# Instruction
Your task is to reproduce, verbatim and without pictures, the lines from the opening of the listing through the line containing "half = (1 - bargap)".

# Records to process
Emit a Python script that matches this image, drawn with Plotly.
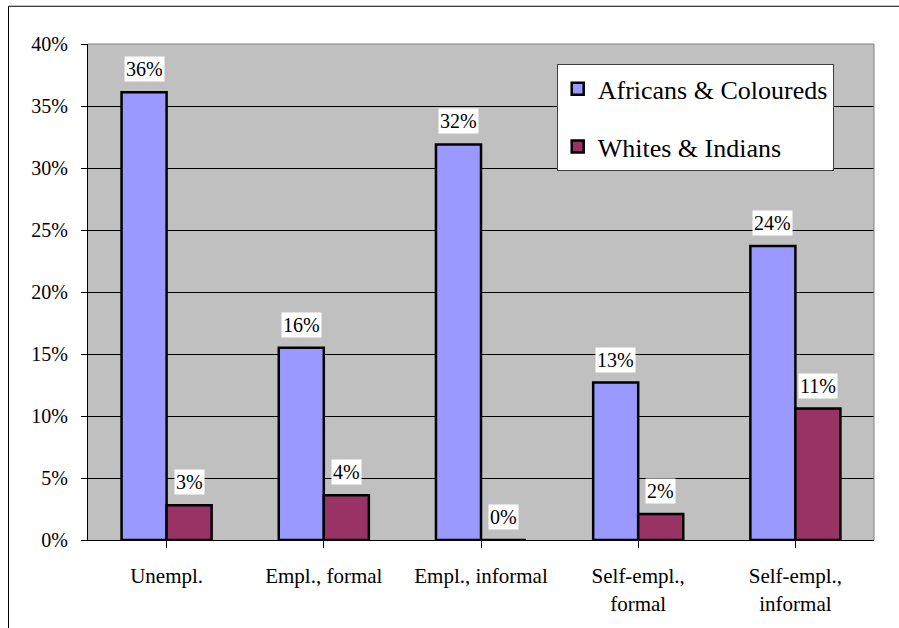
import plotly.graph_objects as go

# Labour-market status shares by population group (percent)
categories = ["Unempl.", "Empl., formal", "Empl., informal",
              "Self-empl.,<br>formal", "Self-empl.,<br>informal"]
africans_coloureds = [36.1, 15.5, 31.9, 12.7, 23.7]
whites_indians = [2.8, 3.6, 0.0, 2.1, 10.6]
series_names = ["Africans & Coloureds", "Whites & Indians"]
y_ticks = [0, 5, 10, 15, 20, 25, 30, 35, 40]

FONT = "Times New Roman, Liberation Serif, DejaVu Serif, serif"
BLUE = "#9999FF"
MAROON = "#993366"

W, H = 899, 628
L, R, T, B = 88, 25, 44, 78

x_idx = list(range(len(categories)))
bargap = 0.427
half = (1 - bargap) / 4  # centre offset of each bar within its group

fig = go.Figure()
for name, vals, col, grp in [(series_names[0], africans_coloureds, BLUE, "a"),
                             (series_names[1], whites_indians, MAROON, "b")]:
    fig.add_trace(go.Bar(
        x=x_idx, y=vals, name=name, legendgroup=grp,
        marker=dict(color=col, line=dict(color="black", width=2.5)),
    ))

# value labels with white boxes above each bar
for vals, off in [(africans_coloureds, -half), (whites_indians, half)]:
    for i, v in enumerate(vals):
        fig.add_annotation(
            x=i + off, y=v, xref="x", yref="y",
            text=f"{round(v)}%", showarrow=False,
            yanchor="bottom", xanchor="center", yshift=10,
            bgcolor="white", borderpad=1,
            font=dict(family=FONT, size=20, color="black"),
        )

# plot-area frame (top and right edges) and outer chart border
fig.add_shape(type="line", xref="paper", yref="paper", x0=0, x1=1, y0=1, y1=1,
              line=dict(color="#808080", width=1), layer="above")
fig.add_shape(type="line", xref="paper", yref="paper", x0=1, x1=1, y0=0, y1=1,
              line=dict(color="#808080", width=1), layer="above")
pw, ph = W - L - R, H - T - B
fig.add_shape(type="rect", xref="paper", yref="paper",
              x0=(8.5 - L) / pw, x1=(W + 20 - L) / pw,
              y0=-(H + 20 - T - ph) / ph, y1=(ph + T - 5.5) / ph,
              line=dict(color="black", width=1), layer="below")

fig.update_layout(
    width=W, height=H,
    margin=dict(l=L, r=R, t=T, b=B, pad=0),
    paper_bgcolor="white", plot_bgcolor="#C0C0C0",
    barmode="group", bargap=bargap, bargroupgap=0,
    font=dict(family=FONT, color="black"),
    showlegend=True,
    legend=dict(
        x=(556.7 - L) / pw, y=(H - B - 64.7) / ph,
        xanchor="left", yanchor="top",
        bgcolor="white", bordercolor="#404040", borderwidth=1,
        font=dict(family=FONT, size=26, color="black"),
        traceorder="grouped", tracegroupgap=21,
        entrywidth=243, entrywidthmode="pixels",
    ),
)

fig.update_xaxes(
    range=[-0.5, len(categories) - 0.5],
    tickmode="array", tickvals=x_idx, ticktext=categories,
    tickson="boundaries", ticks="outside", ticklen=7, tickcolor="black",
    showline=True, linecolor="black", linewidth=1,
    showgrid=False, zeroline=False,
    tickfont=dict(family=FONT, size=21, color="black"),
    ticklabelstandoff=10,
)
fig.update_yaxes(
    range=[0, 40],
    tickmode="array", tickvals=y_ticks, ticktext=[f"{t}%" for t in y_ticks],
    ticks="outside", ticklen=6, tickcolor="black",
    showline=True, linecolor="black", linewidth=1,
    showgrid=True, gridcolor="black", gridwidth=1, zeroline=False,
    tickfont=dict(family=FONT, size=20, color="black"),
    ticklabelstandoff=9,
)

fig.write_html("out.html")
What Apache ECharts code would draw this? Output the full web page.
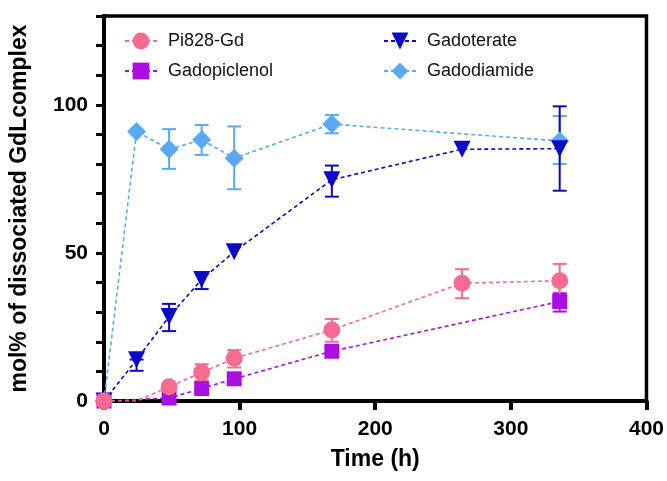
<!DOCTYPE html>
<html>
<head>
<meta charset="utf-8">
<script src="https://cdn.jsdelivr.net/npm/echarts@6/dist/echarts.min.js"></script>
<style>
  html, body { margin: 0; padding: 0; background: #fff; }
  #chart { width: 667px; height: 481px; }
</style>
</head>
<body>
<div id="chart"></div>
<script>
// time points (h) and mol% of dissociated complex
const pi828Time = [0, 24, 48, 72, 96, 168, 264, 336];
const pi828Val = [0, 0, 4.8, 9.6, 14.4, 24, 39.8, 40.6];
const pi828Low = [null, null, null, 6.8, 11.3, 20, 34.7, 35];
const pi828High = [null, null, null, 12.4, 17.2, 27.7, 44.5, 46.3];

const piclenolTime = [0, 48, 72, 96, 168, 336];
const piclenolVal = [0, 1, 4.2, 7.5, 16.8, 33.6];
const piclenolLow = [null, null, null, null, null, 30.2];
const piclenolHigh = [null, null, null, null, null, 36.4];

const teratTime = [0, 24, 48, 72, 96, 168, 264, 336];
const teratVal = [0, 13.9, 28.5, 41, 50.4, 74.7, 85, 85.2];
const teratLow = [null, 10.2, 23.6, 37.8, null, 69, null, 71];
const teratHigh = [null, 14, 32.8, 43.5, null, 79.5, null, 99.5];

const diamideTime = [0, 24, 48, 72, 96, 168, 336];
const diamideVal = [0, 91, 85, 88.2, 82, 93.5, 87.8];
const diamideLow = [null, null, 78.4, 83.1, 71.5, 90.4, 80];
const diamideHigh = [null, null, 91.8, 93.2, 92.7, 96.6, 96.2];

const xTicks = [0, 100, 200, 300, 400];
const yLabelTicks = [0, 50, 100];

const FONT = "'Liberation Sans', Arial, sans-serif";

function points(times, vals) {
  return times.map((t, i) => [t, vals[i]]);
}

function bars(times, low, high) {
  const out = [];
  times.forEach((t, i) => {
    if (low[i] != null) out.push([t, low[i], high[i]]);
  });
  return out;
}

function errorBar(color) {
  return function (params, api) {
    const lo = api.coord([api.value(0), api.value(1)]);
    const hi = api.coord([api.value(0), api.value(2)]);
    const w = 7;
    const style = { stroke: color, lineWidth: 2 };
    return {
      type: 'group',
      children: [
        { type: 'line', shape: { x1: lo[0], y1: lo[1], x2: hi[0], y2: hi[1] }, style: style },
        { type: 'line', shape: { x1: lo[0] - w, y1: lo[1], x2: lo[0] + w, y2: lo[1] }, style: style },
        { type: 'line', shape: { x1: hi[0] - w, y1: hi[1], x2: hi[0] + w, y2: hi[1] }, style: style }
      ]
    };
  };
}

function lineSeries(name, data, color, symbol, size, rotate) {
  return {
    name: name,
    type: 'line',
    data: data,
    symbol: symbol,
    symbolSize: size,
    symbolRotate: rotate || 0,
    z: 5,
    itemStyle: { color: color },
    lineStyle: { color: color, width: 1.6, type: [4, 3] },
    animation: false
  };
}

function barSeries(name, data, color) {
  return {
    name: name + ' SD',
    type: 'custom',
    data: data,
    z: 3,
    encode: { x: 0, y: [1, 2] },
    renderItem: errorBar(color),
    silent: true,
    animation: false
  };
}

const C_PI = '#f76a92';
const C_PIC = '#a90fe0';
const C_TER = '#0a0ac4';
const C_DIA = '#5aa9f5';

// the 24 h point of Pi828-Gd has no visible marker, only the line passes through it
const pi828Data = points(pi828Time, pi828Val).map((p) =>
  p[0] === 24 ? { value: p, symbolSize: 0 } : p
);

const legendBase = {
  orient: 'vertical', top: 27,
  itemWidth: 32, itemHeight: 21, itemGap: 12,
  textStyle: { fontFamily: FONT, fontSize: 18, color: '#111', padding: [0, 0, 0, 6] }
};

const chart = echarts.init(document.getElementById('chart'));
chart.setOption({
  backgroundColor: '#fff',
  grid: {
    left: 103, right: 19, top: 16, bottom: 80,
    show: true, borderColor: '#000', borderWidth: 3.5
  },
  legend: [
    Object.assign({ data: ['Pi828-Gd', 'Gadopiclenol'], left: 119 }, legendBase),
    Object.assign({ data: ['Gadoterate', 'Gadodiamide'], left: 378 }, legendBase)
  ],
  xAxis: {
    type: 'value', min: 0, max: 400, interval: 100,
    name: 'Time (h)', nameLocation: 'middle', nameGap: 47,
    nameTextStyle: { fontFamily: FONT, fontSize: 23, fontWeight: 'bold', color: '#000' },
    axisLine: { show: true, onZero: false, lineStyle: { color: '#000', width: 4 } },
    axisTick: { show: true, length: 9, lineStyle: { color: '#000', width: 4 } },
    axisLabel: {
      margin: 18, fontFamily: FONT, fontSize: 21, fontWeight: 'bold', color: '#000',
      formatter: (v) => (xTicks.includes(v) ? String(v) : '')
    },
    splitLine: { show: false }
  },
  yAxis: {
    type: 'value', min: 0, max: 130, interval: 10,
    name: 'mol% of dissociated GdLcomplex', nameLocation: 'middle', nameGap: 73,
    nameTextStyle: { fontFamily: FONT, fontSize: 23, fontWeight: 'bold', color: '#000' },
    axisLine: { show: true, onZero: false, lineStyle: { color: '#000', width: 4 } },
    axisTick: { show: true, length: 8, lineStyle: { color: '#000', width: 3 } },
    axisLabel: {
      margin: 16, fontFamily: FONT, fontSize: 21, fontWeight: 'bold', color: '#000',
      formatter: (v) => (yLabelTicks.includes(v) ? String(v) : '')
    },
    splitLine: { show: false }
  },
  series: [
    lineSeries('Gadodiamide', points(diamideTime, diamideVal), C_DIA, 'diamond', 19),
    lineSeries('Gadoterate', points(teratTime, teratVal), C_TER, 'triangle', 17, 180),
    lineSeries('Gadopiclenol', points(piclenolTime, piclenolVal), C_PIC, 'rect', 15),
    lineSeries('Pi828-Gd', pi828Data, C_PI, 'circle', 17),
    barSeries('Gadodiamide', bars(diamideTime, diamideLow, diamideHigh), C_DIA),
    barSeries('Gadoterate', bars(teratTime, teratLow, teratHigh), C_TER),
    barSeries('Gadopiclenol', bars(piclenolTime, piclenolLow, piclenolHigh), C_PIC),
    barSeries('Pi828-Gd', bars(pi828Time, pi828Low, pi828High), C_PI)
  ]
});
</script>
</body>
</html>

# Output for this task
Emit a Python script that matches this image, drawn with Plotly.
import plotly.graph_objects as go

# Labour-market status shares by population group (percent)
categories = ["Unempl.", "Empl., formal", "Empl., informal",
              "Self-empl.,<br>formal", "Self-empl.,<br>informal"]
africans_coloureds = [36.1, 15.5, 31.9, 12.7, 23.7]
whites_indians = [2.8, 3.6, 0.0, 2.1, 10.6]
series_names = ["Africans & Coloureds", "Whites & Indians"]
y_ticks = [0, 5, 10, 15, 20, 25, 30, 35, 40]

FONT = "Times New Roman, Liberation Serif, DejaVu Serif, serif"
BLUE = "#9999FF"
MAROON = "#993366"

W, H = 899, 628
L, R, T, B = 88, 25, 44, 78

x_idx = list(range(len(categories)))
bargap = 0.427
half = (1 - bargap) / 4  # centre offset of each bar within its group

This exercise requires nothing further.